TASK TO CARRY OUT: Reproduce all the lines below exactly and omit the images.

RAW DATA:
<<<<

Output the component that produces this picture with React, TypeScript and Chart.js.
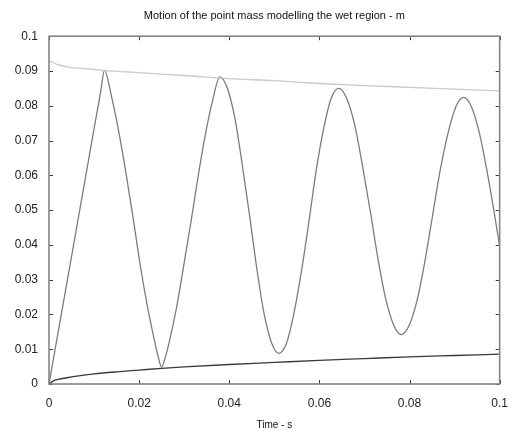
import { useEffect, useRef } from "react";
import { Chart, registerables } from "chart.js";

Chart.register(...registerables);

const TITLE = "Motion of the point mass modelling the wet region - m";
const X_LABEL = "Time - s";
const X_TICKS = [0, 0.02, 0.04, 0.06, 0.08, 0.1];
const Y_TICKS = [0, 0.01, 0.02, 0.03, 0.04, 0.05, 0.06, 0.07, 0.08, 0.09, 0.1];

const motionTime = [
  0, 0.002, 0.004, 0.006, 0.008, 0.01, 0.0115, 0.0123,
  0.0139, 0.0155, 0.0171, 0.0187, 0.0202, 0.0218, 0.0234, 0.0243, 0.025, 0.0257,
  0.0266, 0.0282, 0.0298, 0.0315, 0.0331, 0.0347, 0.0363, 0.0379,
  0.0395, 0.0412, 0.0428, 0.0445, 0.0461, 0.0477, 0.0494, 0.051,
  0.0527, 0.0543, 0.056, 0.0577, 0.0593, 0.061, 0.0626, 0.0643,
  0.066, 0.0678, 0.0695, 0.0713, 0.073, 0.0747, 0.0765, 0.0782,
  0.0799, 0.0817, 0.0834, 0.0851, 0.0868, 0.0886, 0.0903, 0.092,
  0.0937, 0.0954, 0.0971, 0.0988, 0.1,
];
const motionValue = [
  0, 0.0147, 0.0293, 0.044, 0.0587, 0.0734, 0.0843, 0.0902,
  0.0825, 0.0724, 0.0605, 0.0475, 0.0345, 0.0226, 0.0125, 0.0074, 0.0048, 0.0072,
  0.0116, 0.0213, 0.0333, 0.0466, 0.0598, 0.0718, 0.0815, 0.0883,
  0.0853, 0.0767, 0.0638, 0.0485, 0.0333, 0.0204, 0.0118, 0.0088,
  0.0117, 0.02, 0.0323, 0.0469, 0.0615, 0.0738, 0.0821, 0.085,
  0.0823, 0.0747, 0.0632, 0.0496, 0.036, 0.0246, 0.0169, 0.0142,
  0.0168, 0.0242, 0.0352, 0.0483, 0.0614, 0.0724, 0.0798, 0.0824,
  0.0798, 0.0727, 0.0619, 0.0492, 0.0396,
];

const upperTime = [0, 0.002, 0.004, 0.008, 0.012, 0.02, 0.03, 0.04, 0.05, 0.06, 0.07, 0.08, 0.09, 0.1];
const upperValue = [0.0929, 0.0918, 0.0912, 0.0907, 0.0902, 0.0895, 0.0887, 0.0878, 0.0872, 0.0864, 0.0858, 0.0853, 0.0848, 0.0843];

const lowerTime = [0, 0.001, 0.002, 0.004, 0.007, 0.01, 0.015, 0.02, 0.025, 0.03, 0.04, 0.05, 0.06, 0.07, 0.08, 0.09, 0.1];
const lowerValue = [0, 0.0009, 0.0013, 0.0018, 0.0024, 0.0029, 0.0035, 0.004, 0.0045, 0.0049, 0.0056, 0.0062, 0.0068, 0.0073, 0.0078, 0.0082, 0.0086];

const FONT = "'Liberation Sans', Arial, sans-serif";

const pts = (xs: number[], ys: number[]) => xs.map((x, i) => ({ x, y: ys[i] }));
const fmt = (v: number) => String(Number(v.toFixed(3)));

const framePlugin = {
  id: "frame",
  afterDatasetsDraw(chart: any) {
    const { ctx, chartArea: a, scales } = chart;
    const xs = scales.x;
    const ys = scales.y;
    ctx.save();
    ctx.strokeStyle = "#3a3a3a";
    ctx.lineWidth = 1;
    ctx.beginPath();
    for (const v of Y_TICKS) {
      const py = Math.round(ys.getPixelForValue(v)) + 0.5;
      ctx.moveTo(a.left, py);
      ctx.lineTo(a.left + 4, py);
      ctx.moveTo(a.right, py);
      ctx.lineTo(a.right - 4, py);
    }
    for (const v of X_TICKS) {
      const px = Math.round(xs.getPixelForValue(v)) + 0.5;
      ctx.moveTo(px, a.bottom);
      ctx.lineTo(px, a.bottom - 4);
      ctx.moveTo(px, a.top);
      ctx.lineTo(px, a.top + 4);
    }
    ctx.stroke();
    ctx.strokeStyle = "#858585";
    ctx.lineWidth = 1.6;
    ctx.strokeRect(a.left, a.top, a.right - a.left, a.bottom - a.top);
    ctx.restore();
  },
};

export default function App() {
  const ref = useRef<HTMLCanvasElement | null>(null);
  useEffect(() => {
    document.body.style.margin = "0";
    const canvas = ref.current;
    if (!canvas) return;
    const chart = new Chart(canvas, {
      type: "line",
      data: {
        datasets: [
          {
            data: pts(upperTime, upperValue),
            borderColor: "#c9c9c9",
            borderWidth: 1.3,
            pointRadius: 0,
            cubicInterpolationMode: "monotone",
          },
          {
            data: pts(motionTime, motionValue),
            borderColor: "#7c7c7c",
            borderWidth: 1.3,
            pointRadius: 0,
            cubicInterpolationMode: "monotone",
          },
          {
            data: pts(lowerTime, lowerValue),
            borderColor: "#3a3a3a",
            borderWidth: 1.3,
            pointRadius: 0,
            cubicInterpolationMode: "monotone",
          },
        ],
      },
      options: {
        responsive: false,
        animation: false,
        layout: { padding: { left: 0, right: 17, top: 0, bottom: 0 } },
        plugins: {
          legend: { display: false },
          tooltip: { enabled: false },
          title: {
            display: true,
            text: TITLE,
            fullSize: false,
            color: "#111",
            font: { family: FONT, size: 11, weight: "normal" },
            padding: { top: 9, bottom: 14 },
          },
        },
        scales: {
          x: {
            type: "linear",
            min: 0,
            max: 0.1,
            afterFit: (s: any) => {
              s.height = 53;
            },
            afterBuildTicks: (s: any) => {
              s.ticks = X_TICKS.map((v) => ({ value: v }));
            },
            grid: { display: false, drawTicks: false },
            border: { display: false },
            ticks: {
              color: "#222",
              padding: 12,
              font: { family: FONT, size: 12 },
              callback: (v: any) => fmt(Number(v)),
              maxRotation: 0,
            },
            title: {
              display: true,
              text: X_LABEL,
              color: "#111",
              font: { family: FONT, size: 10 },
              padding: { top: 3, bottom: 6 },
            },
          },
          y: {
            type: "linear",
            min: 0,
            max: 0.1,
            afterFit: (s: any) => {
              s.width = 49;
            },
            afterBuildTicks: (s: any) => {
              s.ticks = Y_TICKS.map((v) => ({ value: v }));
            },
            grid: { display: false, drawTicks: false },
            border: { display: false },
            ticks: {
              color: "#222",
              padding: 11,
              font: { family: FONT, size: 12 },
              callback: (v: any) => fmt(Number(v)),
            },
          },
        },
      },
      plugins: [framePlugin],
    } as any);
    return () => chart.destroy();
  }, []);
  return (
    <div style={{ width: 520, height: 437 }}>
      <canvas ref={ref} width={520} height={437} style={{ display: "block" }} />
    </div>
  );
}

>>>>

ANSWER TO THE TASK:
Output the component that produces this picture with React, TypeScript and Chart.js.
import { useEffect, useRef } from "react";
import { Chart, registerables } from "chart.js";

Chart.register(...registerables);

const TITLE = "Motion of the point mass modelling the wet region - m";
const X_LABEL = "Time - s";
const X_TICKS = [0, 0.02, 0.04, 0.06, 0.08, 0.1];
const Y_TICKS = [0, 0.01, 0.02, 0.03, 0.04, 0.05, 0.06, 0.07, 0.08, 0.09, 0.1];

const motionTime = [
  0, 0.002, 0.004, 0.006, 0.008, 0.01, 0.0115, 0.0123,
  0.0139, 0.0155, 0.0171, 0.0187, 0.0202, 0.0218, 0.0234, 0.0243, 0.025, 0.0257,
  0.0266, 0.0282, 0.0298, 0.0315, 0.0331, 0.0347, 0.0363, 0.0379,
  0.0395, 0.0412, 0.0428, 0.0445, 0.0461, 0.0477, 0.0494, 0.051,
  0.0527, 0.0543, 0.056, 0.0577, 0.0593, 0.061, 0.0626, 0.0643,
  0.066, 0.0678, 0.0695, 0.0713, 0.073, 0.0747, 0.0765, 0.0782,
  0.0799, 0.0817, 0.0834, 0.0851, 0.0868, 0.0886, 0.0903, 0.092,
  0.0937, 0.0954, 0.0971, 0.0988, 0.1,
];
const motionValue = [
  0, 0.0147, 0.0293, 0.044, 0.0587, 0.0734, 0.0843, 0.0902,
  0.0825, 0.0724, 0.0605, 0.0475, 0.0345, 0.0226, 0.0125, 0.0074, 0.0048, 0.0072,
  0.0116, 0.0213, 0.0333, 0.0466, 0.0598, 0.0718, 0.0815, 0.0883,
  0.0853, 0.0767, 0.0638, 0.0485, 0.0333, 0.0204, 0.0118, 0.0088,
  0.0117, 0.02, 0.0323, 0.0469, 0.0615, 0.0738, 0.0821, 0.085,
  0.0823, 0.0747, 0.0632, 0.0496, 0.036, 0.0246, 0.0169, 0.0142,
  0.0168, 0.0242, 0.0352, 0.0483, 0.0614, 0.0724, 0.0798, 0.0824,
  0.0798, 0.0727, 0.0619, 0.0492, 0.0396,
];

const upperTime = [0, 0.002, 0.004, 0.008, 0.012, 0.02, 0.03, 0.04, 0.05, 0.06, 0.07, 0.08, 0.09, 0.1];
const upperValue = [0.0929, 0.0918, 0.0912, 0.0907, 0.0902, 0.0895, 0.0887, 0.0878, 0.0872, 0.0864, 0.0858, 0.0853, 0.0848, 0.0843];

const lowerTime = [0, 0.001, 0.002, 0.004, 0.007, 0.01, 0.015, 0.02, 0.025, 0.03, 0.04, 0.05, 0.06, 0.07, 0.08, 0.09, 0.1];
const lowerValue = [0, 0.0009, 0.0013, 0.0018, 0.0024, 0.0029, 0.0035, 0.004, 0.0045, 0.0049, 0.0056, 0.0062, 0.0068, 0.0073, 0.0078, 0.0082, 0.0086];

const FONT = "'Liberation Sans', Arial, sans-serif";

const pts = (xs: number[], ys: number[]) => xs.map((x, i) => ({ x, y: ys[i] }));
const fmt = (v: number) => String(Number(v.toFixed(3)));

const framePlugin = {
  id: "frame",
  afterDatasetsDraw(chart: any) {
    const { ctx, chartArea: a, scales } = chart;
    const xs = scales.x;
    const ys = scales.y;
    ctx.save();
    ctx.strokeStyle = "#3a3a3a";
    ctx.lineWidth = 1;
    ctx.beginPath();
    for (const v of Y_TICKS) {
      const py = Math.round(ys.getPixelForValue(v)) + 0.5;
      ctx.moveTo(a.left, py);
      ctx.lineTo(a.left + 4, py);
      ctx.moveTo(a.right, py);
      ctx.lineTo(a.right - 4, py);
    }
    for (const v of X_TICKS) {
      const px = Math.round(xs.getPixelForValue(v)) + 0.5;
      ctx.moveTo(px, a.bottom);
      ctx.lineTo(px, a.bottom - 4);
      ctx.moveTo(px, a.top);
      ctx.lineTo(px, a.top + 4);
    }
    ctx.stroke();
    ctx.strokeStyle = "#858585";
    ctx.lineWidth = 1.6;
    ctx.strokeRect(a.left, a.top, a.right - a.left, a.bottom - a.top);
    ctx.restore();
  },
};

export default function App() {
  const ref = useRef<HTMLCanvasElement | null>(null);
  useEffect(() => {
    document.body.style.margin = "0";
    const canvas = ref.current;
    if (!canvas) return;
    const chart = new Chart(canvas, {
      type: "line",
      data: {
        datasets: [
          {
            data: pts(upperTime, upperValue),
            borderColor: "#c9c9c9",
            borderWidth: 1.3,
            pointRadius: 0,
            cubicInterpolationMode: "monotone",
          },
          {
            data: pts(motionTime, motionValue),
            borderColor: "#7c7c7c",
            borderWidth: 1.3,
            pointRadius: 0,
            cubicInterpolationMode: "monotone",
          },
          {
            data: pts(lowerTime, lowerValue),
            borderColor: "#3a3a3a",
            borderWidth: 1.3,
            pointRadius: 0,
            cubicInterpolationMode: "monotone",
          },
        ],
      },
      options: {
        responsive: false,
        animation: false,
        layout: { padding: { left: 0, right: 17, top: 0, bottom: 0 } },
        plugins: {
          legend: { display: false },
          tooltip: { enabled: false },
          title: {
            display: true,
            text: TITLE,
            fullSize: false,
            color: "#111",
            font: { family: FONT, size: 11, weight: "normal" },
            padding: { top: 9, bottom: 14 },
          },
        },
        scales: {
          x: {
            type: "linear",
            min: 0,
            max: 0.1,
            afterFit: (s: any) => {
              s.height = 53;
            },
            afterBuildTicks: (s: any) => {
              s.ticks = X_TICKS.map((v) => ({ value: v }));
            },
            grid: { display: false, drawTicks: false },
            border: { display: false },
            ticks: {
              color: "#222",
              padding: 12,
              font: { family: FONT, size: 12 },
              callback: (v: any) => fmt(Number(v)),
              maxRotation: 0,
            },
            title: {
              display: true,
              text: X_LABEL,
              color: "#111",
              font: { family: FONT, size: 10 },
              padding: { top: 3, bottom: 6 },
            },
          },
          y: {
            type: "linear",
            min: 0,
            max: 0.1,
            afterFit: (s: any) => {
              s.width = 49;
            },
            afterBuildTicks: (s: any) => {
              s.ticks = Y_TICKS.map((v) => ({ value: v }));
            },
            grid: { display: false, drawTicks: false },
            border: { display: false },
            ticks: {
              color: "#222",
              padding: 11,
              font: { family: FONT, size: 12 },
              callback: (v: any) => fmt(Number(v)),
            },
          },
        },
      },
      plugins: [framePlugin],
    } as any);
    return () => chart.destroy();
  }, []);
  return (
    <div style={{ width: 520, height: 437 }}>
      <canvas ref={ref} width={520} height={437} style={{ display: "block" }} />
    </div>
  );
}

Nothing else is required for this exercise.